Monday, Feb. 28, 1983
Stealing a Book Is Theft
A judge condemns the early exposure of the Ford memoirs
Books by ex-Presidents have become a lucrative business. Each of the past four occupants of the White House made more money writing his memoirs than he earned in salary while President. But some citizens, especially journalists, have objected to former high officials' profiting from their inside knowledge. Victor Navasky, editor of the 117-year-old leftist weekly the Nation (circ. 48,000), raised that argument, among others, in April 1979 to justify his printing a 2,250-word article on President Gerald R. Ford's pardon of President Nixon that was little more than a summary of a pirated copy of Ford's then unpublished memoir, A Time to Heal.
Navasky admitted that the Nation did no additional reporting, not even to check how much of what Ford revealed was new. Nonetheless, contended Navasky, "What we did was a journalistic coup, and perfectly legal." Last week in Manhattan, however, U.S. District Court Judge Richard Owen, ruling on a suit brought by Ford's publishers, Harper & Row and the Reader's Digest Association, concluded that the Nation had violated federal copyright law. Said Owen: "The Nation took what was essentially the heart of the book."

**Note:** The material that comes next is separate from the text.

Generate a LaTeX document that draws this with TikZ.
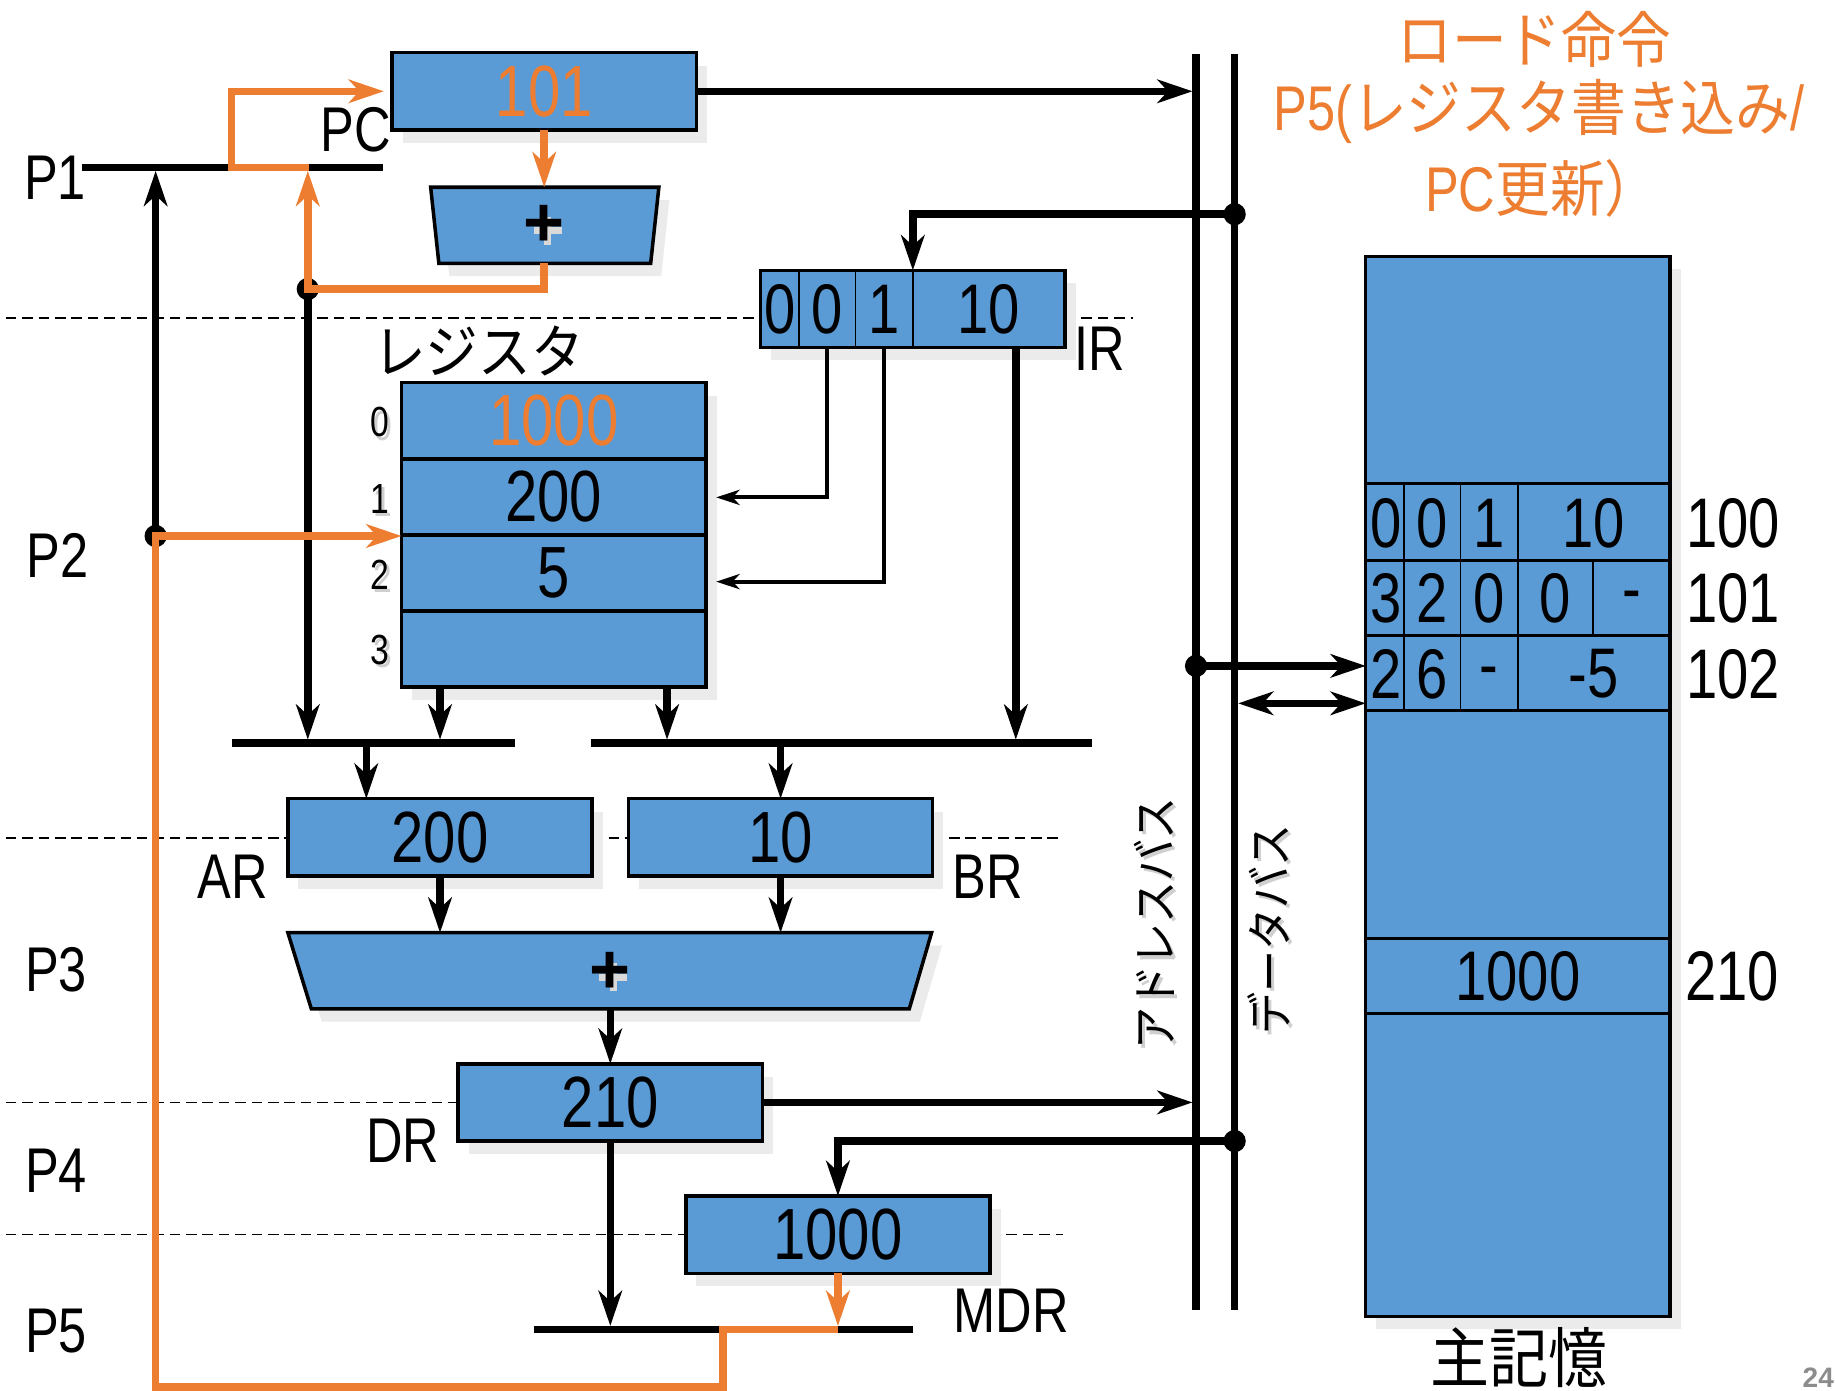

The decision had been eagerly awaited by legal scholars because it appeared to involve a clash between the right to literary ownership (copyright), which is provided for in Article 1, Section 8 of the Constitution, and the First Amendment guarantee of a free press. Owen, however, held that much of what Navasky called "hot news" had long since been a matter of public record. Wrote the judge: "The 'revelations' of the Ford memoirs were not such news, 'hot' or otherwise, as to permit the use of. . . copyrighted material." Legal researchers generally endorsed Owen's decision, but several agreed with Columbia University Law Professor Benno Schmidt that it was "an excruciatingly close case." Said Schmidt: "If the law were reinterpreted to permit the maximum information to get to the public, the Nation would win." Navasky, unrepentant, agreed. Said he: "The court made a decision that intrudes on journalistic discretion, and we intend to appeal it."
Ford's publishers spent more than ten times as much on legal costs as they will recoup from the $12,500 award for damages. The sum that they were granted represents the fee that was lost when TIME, which had purchased first magazine publication rights, withdrew under a contractual provision after portions of the book appeared in the Nation. Owen suggested in his decision that only an "oversight" in the copyright law prevented him from awarding the publishers their legal costs. The publishers described the battle as one of principle. Said Brooks Thomas, president of Harper & Row: "This is a significant victory. It says that you cannot steal literary property merely by calling it news."